**Problem**
Copy, from the entries below, each line where the word "this" can be found.

▽

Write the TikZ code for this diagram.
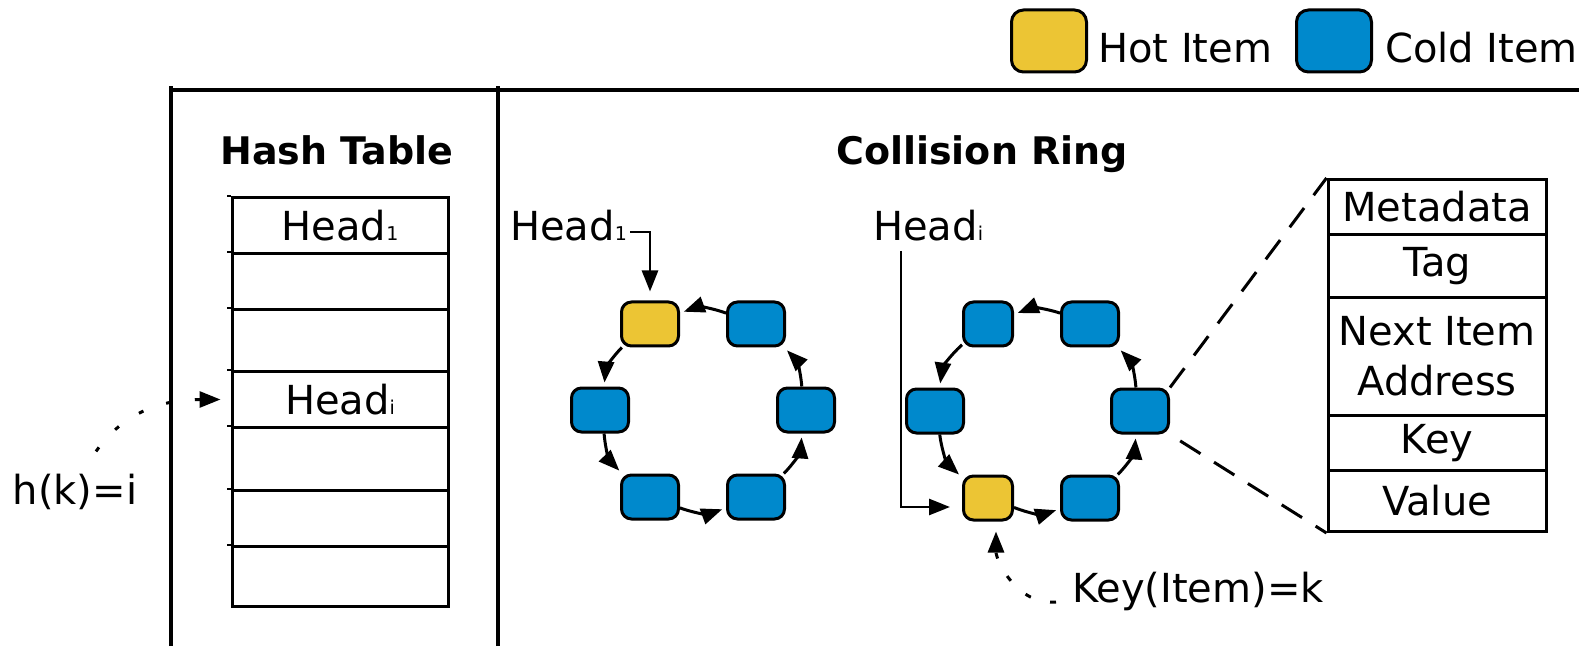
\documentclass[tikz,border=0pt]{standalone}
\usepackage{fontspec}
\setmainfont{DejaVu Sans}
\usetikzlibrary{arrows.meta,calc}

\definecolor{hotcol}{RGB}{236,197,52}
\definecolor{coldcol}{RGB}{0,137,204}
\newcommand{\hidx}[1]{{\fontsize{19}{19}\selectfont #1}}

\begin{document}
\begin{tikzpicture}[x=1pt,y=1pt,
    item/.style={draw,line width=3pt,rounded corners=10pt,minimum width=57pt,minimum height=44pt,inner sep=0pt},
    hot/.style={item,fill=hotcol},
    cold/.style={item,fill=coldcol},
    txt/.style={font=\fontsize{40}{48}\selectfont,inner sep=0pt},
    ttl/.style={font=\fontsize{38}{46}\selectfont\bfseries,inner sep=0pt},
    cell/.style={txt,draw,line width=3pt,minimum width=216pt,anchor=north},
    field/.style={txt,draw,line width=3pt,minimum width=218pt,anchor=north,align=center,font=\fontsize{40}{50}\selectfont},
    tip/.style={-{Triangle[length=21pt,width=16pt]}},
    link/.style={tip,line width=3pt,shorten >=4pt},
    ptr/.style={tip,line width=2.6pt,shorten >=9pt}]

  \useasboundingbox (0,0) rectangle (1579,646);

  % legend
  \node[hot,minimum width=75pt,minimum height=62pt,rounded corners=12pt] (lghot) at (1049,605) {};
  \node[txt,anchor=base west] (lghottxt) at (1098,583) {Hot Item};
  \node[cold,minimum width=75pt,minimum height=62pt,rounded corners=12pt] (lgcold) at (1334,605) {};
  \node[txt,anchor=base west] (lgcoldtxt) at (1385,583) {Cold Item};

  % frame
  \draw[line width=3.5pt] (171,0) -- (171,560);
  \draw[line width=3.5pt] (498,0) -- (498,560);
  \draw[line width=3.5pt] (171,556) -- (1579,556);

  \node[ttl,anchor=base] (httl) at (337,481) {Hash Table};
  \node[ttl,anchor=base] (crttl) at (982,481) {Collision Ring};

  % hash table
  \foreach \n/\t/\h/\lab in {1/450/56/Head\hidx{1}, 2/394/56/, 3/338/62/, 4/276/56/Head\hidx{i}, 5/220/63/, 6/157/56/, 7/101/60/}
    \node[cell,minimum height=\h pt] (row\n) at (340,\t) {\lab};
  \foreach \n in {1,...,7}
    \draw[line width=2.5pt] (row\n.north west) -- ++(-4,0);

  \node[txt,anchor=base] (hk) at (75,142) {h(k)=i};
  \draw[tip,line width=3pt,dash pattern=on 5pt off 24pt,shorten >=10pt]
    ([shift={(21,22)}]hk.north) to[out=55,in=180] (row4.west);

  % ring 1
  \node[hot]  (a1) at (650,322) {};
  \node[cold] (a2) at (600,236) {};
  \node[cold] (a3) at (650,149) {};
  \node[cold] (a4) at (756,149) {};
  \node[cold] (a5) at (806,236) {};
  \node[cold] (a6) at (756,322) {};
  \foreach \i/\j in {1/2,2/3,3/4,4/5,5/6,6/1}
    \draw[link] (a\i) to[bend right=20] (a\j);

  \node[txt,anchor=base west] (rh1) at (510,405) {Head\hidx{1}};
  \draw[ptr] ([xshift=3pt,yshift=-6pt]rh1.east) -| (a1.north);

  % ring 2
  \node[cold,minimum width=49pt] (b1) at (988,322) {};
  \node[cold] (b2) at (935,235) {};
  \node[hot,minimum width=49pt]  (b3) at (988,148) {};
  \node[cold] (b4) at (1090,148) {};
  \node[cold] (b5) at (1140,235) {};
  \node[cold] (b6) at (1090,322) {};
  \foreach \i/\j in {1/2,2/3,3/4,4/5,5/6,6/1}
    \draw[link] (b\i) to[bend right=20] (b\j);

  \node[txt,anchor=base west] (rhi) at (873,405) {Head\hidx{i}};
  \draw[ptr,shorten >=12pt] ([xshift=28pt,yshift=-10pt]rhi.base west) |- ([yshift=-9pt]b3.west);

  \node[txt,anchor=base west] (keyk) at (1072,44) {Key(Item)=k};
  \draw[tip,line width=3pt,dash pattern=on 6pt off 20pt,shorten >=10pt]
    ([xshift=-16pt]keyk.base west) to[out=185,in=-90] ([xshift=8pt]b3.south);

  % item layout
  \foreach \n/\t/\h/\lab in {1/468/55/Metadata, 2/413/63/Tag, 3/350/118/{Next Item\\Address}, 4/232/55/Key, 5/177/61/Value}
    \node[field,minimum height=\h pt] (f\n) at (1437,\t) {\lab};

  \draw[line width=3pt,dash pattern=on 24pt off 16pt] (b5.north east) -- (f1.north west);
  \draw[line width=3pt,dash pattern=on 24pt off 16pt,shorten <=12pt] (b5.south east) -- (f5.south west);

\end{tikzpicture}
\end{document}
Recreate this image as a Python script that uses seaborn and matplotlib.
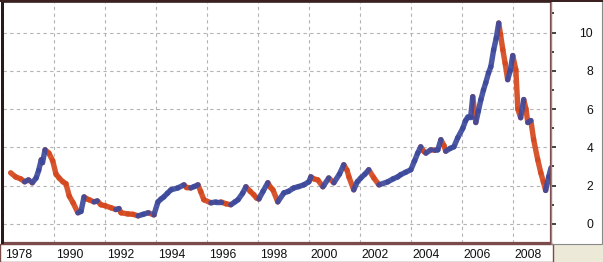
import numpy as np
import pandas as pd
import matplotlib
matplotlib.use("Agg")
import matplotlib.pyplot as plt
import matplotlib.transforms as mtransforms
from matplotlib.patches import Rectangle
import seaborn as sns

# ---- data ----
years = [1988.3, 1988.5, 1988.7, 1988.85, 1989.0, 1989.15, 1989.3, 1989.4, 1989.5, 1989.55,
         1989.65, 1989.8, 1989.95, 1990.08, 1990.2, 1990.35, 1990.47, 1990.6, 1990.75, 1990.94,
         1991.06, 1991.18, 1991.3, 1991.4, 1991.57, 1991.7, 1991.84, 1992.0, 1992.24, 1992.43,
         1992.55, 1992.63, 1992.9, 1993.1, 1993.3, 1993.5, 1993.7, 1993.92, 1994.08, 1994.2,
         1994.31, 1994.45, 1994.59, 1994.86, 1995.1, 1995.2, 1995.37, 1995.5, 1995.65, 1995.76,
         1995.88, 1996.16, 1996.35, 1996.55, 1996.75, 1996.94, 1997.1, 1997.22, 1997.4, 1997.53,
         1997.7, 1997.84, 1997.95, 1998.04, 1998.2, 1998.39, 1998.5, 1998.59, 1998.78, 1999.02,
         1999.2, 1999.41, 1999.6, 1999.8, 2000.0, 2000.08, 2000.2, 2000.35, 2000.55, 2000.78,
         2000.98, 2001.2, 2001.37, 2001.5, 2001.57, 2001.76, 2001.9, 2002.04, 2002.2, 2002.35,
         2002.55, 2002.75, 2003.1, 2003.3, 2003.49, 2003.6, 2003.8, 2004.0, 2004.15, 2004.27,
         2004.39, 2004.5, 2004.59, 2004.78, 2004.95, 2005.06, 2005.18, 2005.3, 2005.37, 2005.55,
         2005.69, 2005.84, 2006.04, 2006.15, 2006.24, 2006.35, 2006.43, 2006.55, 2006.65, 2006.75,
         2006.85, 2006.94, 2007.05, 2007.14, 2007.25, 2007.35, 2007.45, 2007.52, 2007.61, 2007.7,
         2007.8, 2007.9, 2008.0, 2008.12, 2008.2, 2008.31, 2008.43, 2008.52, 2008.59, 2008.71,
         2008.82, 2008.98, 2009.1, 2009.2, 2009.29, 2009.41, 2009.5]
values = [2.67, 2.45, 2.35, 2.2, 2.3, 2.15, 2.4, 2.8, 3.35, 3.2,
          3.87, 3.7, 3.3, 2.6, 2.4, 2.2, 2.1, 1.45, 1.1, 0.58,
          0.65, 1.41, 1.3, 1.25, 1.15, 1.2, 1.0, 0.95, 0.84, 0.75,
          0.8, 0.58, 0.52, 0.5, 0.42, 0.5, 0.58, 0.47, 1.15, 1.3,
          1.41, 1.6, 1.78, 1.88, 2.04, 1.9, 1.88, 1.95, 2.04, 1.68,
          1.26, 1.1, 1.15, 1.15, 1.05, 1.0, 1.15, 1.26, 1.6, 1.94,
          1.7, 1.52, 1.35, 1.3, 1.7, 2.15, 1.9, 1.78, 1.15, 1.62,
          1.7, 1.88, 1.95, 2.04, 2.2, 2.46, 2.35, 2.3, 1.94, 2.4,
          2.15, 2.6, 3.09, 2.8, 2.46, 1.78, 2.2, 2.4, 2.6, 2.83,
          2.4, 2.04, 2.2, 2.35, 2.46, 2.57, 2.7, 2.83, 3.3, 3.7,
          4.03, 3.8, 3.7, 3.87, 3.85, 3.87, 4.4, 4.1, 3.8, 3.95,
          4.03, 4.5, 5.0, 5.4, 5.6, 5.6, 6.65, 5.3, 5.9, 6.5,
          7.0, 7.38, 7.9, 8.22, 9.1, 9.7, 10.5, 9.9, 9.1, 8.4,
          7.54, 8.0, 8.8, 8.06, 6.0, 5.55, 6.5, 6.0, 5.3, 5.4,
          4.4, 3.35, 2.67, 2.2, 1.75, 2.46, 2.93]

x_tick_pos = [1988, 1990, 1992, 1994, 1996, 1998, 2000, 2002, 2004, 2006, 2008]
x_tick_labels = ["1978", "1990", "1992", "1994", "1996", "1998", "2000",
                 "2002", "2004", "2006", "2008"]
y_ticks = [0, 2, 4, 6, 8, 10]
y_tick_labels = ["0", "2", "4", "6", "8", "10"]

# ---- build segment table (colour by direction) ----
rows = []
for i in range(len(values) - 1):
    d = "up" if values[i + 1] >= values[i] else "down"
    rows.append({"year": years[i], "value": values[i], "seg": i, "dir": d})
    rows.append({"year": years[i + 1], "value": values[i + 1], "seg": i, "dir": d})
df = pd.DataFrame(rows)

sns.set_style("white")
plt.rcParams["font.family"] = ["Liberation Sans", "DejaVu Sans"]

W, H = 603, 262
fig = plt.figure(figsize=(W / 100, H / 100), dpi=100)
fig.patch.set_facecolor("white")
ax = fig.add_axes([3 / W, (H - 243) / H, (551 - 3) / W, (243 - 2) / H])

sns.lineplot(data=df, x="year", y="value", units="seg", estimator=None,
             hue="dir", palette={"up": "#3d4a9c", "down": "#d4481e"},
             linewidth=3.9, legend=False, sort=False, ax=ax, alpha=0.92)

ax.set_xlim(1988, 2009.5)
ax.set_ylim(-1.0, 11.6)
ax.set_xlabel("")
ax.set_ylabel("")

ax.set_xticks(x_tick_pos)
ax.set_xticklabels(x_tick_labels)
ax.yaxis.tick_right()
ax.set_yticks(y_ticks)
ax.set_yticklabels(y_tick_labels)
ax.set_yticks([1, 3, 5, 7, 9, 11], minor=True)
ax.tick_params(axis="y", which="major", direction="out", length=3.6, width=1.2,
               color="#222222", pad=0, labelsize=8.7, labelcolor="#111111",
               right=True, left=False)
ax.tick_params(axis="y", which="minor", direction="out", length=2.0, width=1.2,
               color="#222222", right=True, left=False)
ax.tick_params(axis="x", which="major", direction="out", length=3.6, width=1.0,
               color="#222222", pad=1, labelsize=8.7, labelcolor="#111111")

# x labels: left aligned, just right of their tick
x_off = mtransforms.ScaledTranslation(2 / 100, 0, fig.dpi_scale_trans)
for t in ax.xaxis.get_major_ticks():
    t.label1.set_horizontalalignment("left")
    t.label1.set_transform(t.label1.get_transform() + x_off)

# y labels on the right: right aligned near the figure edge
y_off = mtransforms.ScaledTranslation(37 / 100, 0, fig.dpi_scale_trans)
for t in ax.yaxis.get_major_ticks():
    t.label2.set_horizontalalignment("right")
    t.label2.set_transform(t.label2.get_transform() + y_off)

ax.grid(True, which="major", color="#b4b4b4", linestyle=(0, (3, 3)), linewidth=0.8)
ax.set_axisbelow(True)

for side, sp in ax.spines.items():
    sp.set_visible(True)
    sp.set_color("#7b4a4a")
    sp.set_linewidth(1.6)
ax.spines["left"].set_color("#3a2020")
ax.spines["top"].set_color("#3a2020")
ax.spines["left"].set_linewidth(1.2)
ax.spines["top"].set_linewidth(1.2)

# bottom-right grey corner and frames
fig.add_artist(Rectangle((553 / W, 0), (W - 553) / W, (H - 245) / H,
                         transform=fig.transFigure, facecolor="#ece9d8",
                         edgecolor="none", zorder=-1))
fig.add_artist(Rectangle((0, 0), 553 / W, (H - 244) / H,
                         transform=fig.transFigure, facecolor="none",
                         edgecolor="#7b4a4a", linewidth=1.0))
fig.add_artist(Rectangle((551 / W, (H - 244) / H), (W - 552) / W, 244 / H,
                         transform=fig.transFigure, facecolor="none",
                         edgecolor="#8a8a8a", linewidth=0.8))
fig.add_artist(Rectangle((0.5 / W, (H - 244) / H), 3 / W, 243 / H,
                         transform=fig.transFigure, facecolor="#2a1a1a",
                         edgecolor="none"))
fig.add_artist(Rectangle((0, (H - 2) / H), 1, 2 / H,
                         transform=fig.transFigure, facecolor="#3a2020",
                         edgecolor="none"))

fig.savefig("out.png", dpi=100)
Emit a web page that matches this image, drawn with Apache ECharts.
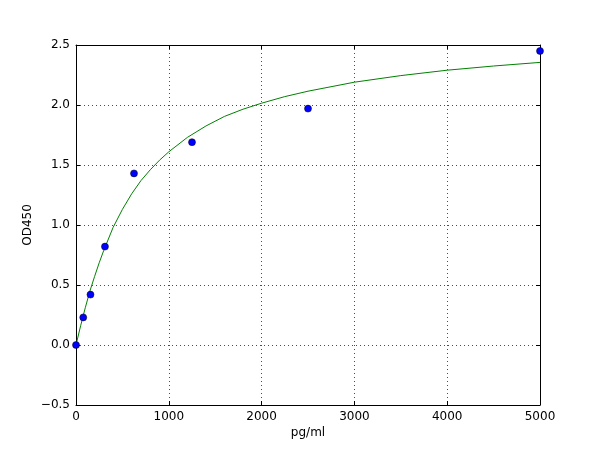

△

**Exercise output**
Write the TikZ code for this diagram.
Recreate this image as a Python script that uses seaborn and matplotlib.
Emit a web page that matches this image, drawn with Apache ECharts.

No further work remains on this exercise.